After an unsuitable attachment to her brother’s tutor, a clergyman who late became Canon of Westminster Abbey, and proposed marriages to the Crown Prince of Denmark, Prince Albert of Prussia, and William, Prince of Orange (all shot down by her mother!), Louise decided she wanted to break with tradition and marry a British subject, John, Marquess of Lorne, heir to the Duke of Argyll. Her brother, the Prince of wales, objected, but Queen Victoria liked the idea of “new blood,” writing to her son:
“That which you object to [that Louise should marry a subject] I feel certain will be for Louise’s happiness and for the peace and quiet of the family … Times have changed; great foreign alliances are looked on as causes of trouble and anxiety, and are of no good. What could be more painful than the position in which our family were placed during the wars with Denmark, and between Prussia and Austria? … You may not be aware, as I am, with what dislike the marriages of Princesses of the Royal Family with small German Princes (German beggars as they most insultingly were called) … As to position, I see no difficulty whatever; Louise remains what she is, and her husband keeps his rank … only being treated in the family as a relation when we are together .. “
Louise and Lorne were married on March 21, 1871 at St. George’s Chapel, Windsor, where she wore a lace veil of her own design. The couple had no children, and though happy at first were later estranged (there have since been rumors Lorne was a homosexual). Lorne was the only royal son-in-law with his own political career, and in 1878 was made Governor General of Canada. Louise was homesick in Ottawa, appalled at the “rough” accomodations at Rideau Hall. But she redecorated, became a social sensation in Canada, enjoyed the outdoors activities like skating and sleighing, and was patron of several charities as well as founder of the Royal Canadian Academy of Arts. After a serious sleigh accident on February 14, 1880, her health was never quite the same, and she spent more and more time in England, apart from her husband. Lorne returned to England in 1883, where his hopes of growing a larger political career were frustrated and the marriage grew more remote.
Louise moved into the apartment at Kensington Palace where she lived for the rest of her life, and became preoccupied with her own artistic work, as well as family quarrels (especially with her sister Beatrice, who thought Louise was too close to her own husband, the handsome Prince Henry of Battenberg). She became obsessed with physical fitness and diet (her family made fun of her for it, but she lived longer–and looked better–than any of them!). She also became interested in women’s suffrage, and made a point to patronize female physicians.
Her husband was in failing health and declining finances from 1911, and she was reconciled to him and nursed him until his death in 1914. After World War I she mostly retired, except for some charity work. and lived at Kensington next door to her reconciled sister Beatrice.

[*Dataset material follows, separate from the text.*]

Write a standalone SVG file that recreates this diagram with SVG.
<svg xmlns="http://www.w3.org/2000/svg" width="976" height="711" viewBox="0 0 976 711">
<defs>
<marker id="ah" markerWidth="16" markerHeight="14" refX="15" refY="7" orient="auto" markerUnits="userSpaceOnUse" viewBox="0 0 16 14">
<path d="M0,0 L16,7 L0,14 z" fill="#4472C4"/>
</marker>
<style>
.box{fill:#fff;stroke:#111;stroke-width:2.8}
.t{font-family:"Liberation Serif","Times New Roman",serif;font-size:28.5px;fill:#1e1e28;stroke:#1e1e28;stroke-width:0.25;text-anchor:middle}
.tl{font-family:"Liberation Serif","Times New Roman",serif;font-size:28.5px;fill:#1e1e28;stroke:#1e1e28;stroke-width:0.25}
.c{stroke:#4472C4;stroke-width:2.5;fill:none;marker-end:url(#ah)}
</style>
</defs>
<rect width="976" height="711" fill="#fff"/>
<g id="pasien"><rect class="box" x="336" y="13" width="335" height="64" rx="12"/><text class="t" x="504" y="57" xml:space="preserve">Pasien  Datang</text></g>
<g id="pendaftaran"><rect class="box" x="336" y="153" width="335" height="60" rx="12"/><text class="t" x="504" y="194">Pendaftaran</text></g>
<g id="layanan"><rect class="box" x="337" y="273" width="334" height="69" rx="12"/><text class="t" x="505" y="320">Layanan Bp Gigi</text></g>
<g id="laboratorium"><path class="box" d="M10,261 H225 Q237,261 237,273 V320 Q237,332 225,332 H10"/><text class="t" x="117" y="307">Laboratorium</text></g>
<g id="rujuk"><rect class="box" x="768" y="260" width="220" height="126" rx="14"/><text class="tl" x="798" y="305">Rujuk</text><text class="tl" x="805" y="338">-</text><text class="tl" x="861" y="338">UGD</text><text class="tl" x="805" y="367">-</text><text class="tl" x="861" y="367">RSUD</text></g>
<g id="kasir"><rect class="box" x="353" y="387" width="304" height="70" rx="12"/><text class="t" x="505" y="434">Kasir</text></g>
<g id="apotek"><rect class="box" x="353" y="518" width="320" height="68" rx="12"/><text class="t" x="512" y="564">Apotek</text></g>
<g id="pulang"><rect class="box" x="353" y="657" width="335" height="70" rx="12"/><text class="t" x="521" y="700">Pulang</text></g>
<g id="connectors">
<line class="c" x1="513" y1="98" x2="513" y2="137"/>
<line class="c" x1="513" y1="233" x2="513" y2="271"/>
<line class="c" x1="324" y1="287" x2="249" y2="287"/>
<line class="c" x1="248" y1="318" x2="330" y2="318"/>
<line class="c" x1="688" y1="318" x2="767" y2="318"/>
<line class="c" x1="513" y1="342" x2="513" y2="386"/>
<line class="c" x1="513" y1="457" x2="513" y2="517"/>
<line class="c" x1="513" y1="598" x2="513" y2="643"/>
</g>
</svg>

She died Dec. 3, 1939, and was the first royal to be cremated. Her ashes were first deposited at the Royal Crypt at St. George’s, but were then moved to Frogmore with her siblings and parents. Her sculptures can still be seen in London, a monument to a princess who lived her own life within the strict restraints of her birth and times.
For more info, Jehanne Wake has a great biography of the princess, Princess Louise: Queen Victoria’s Unconventional Daughter (1988), and a brand new biography was just released, Lucinda Hawksley’s Queen Victoria’s Mysterious Daughter. I hope some of you find Louise as fascinating as I do!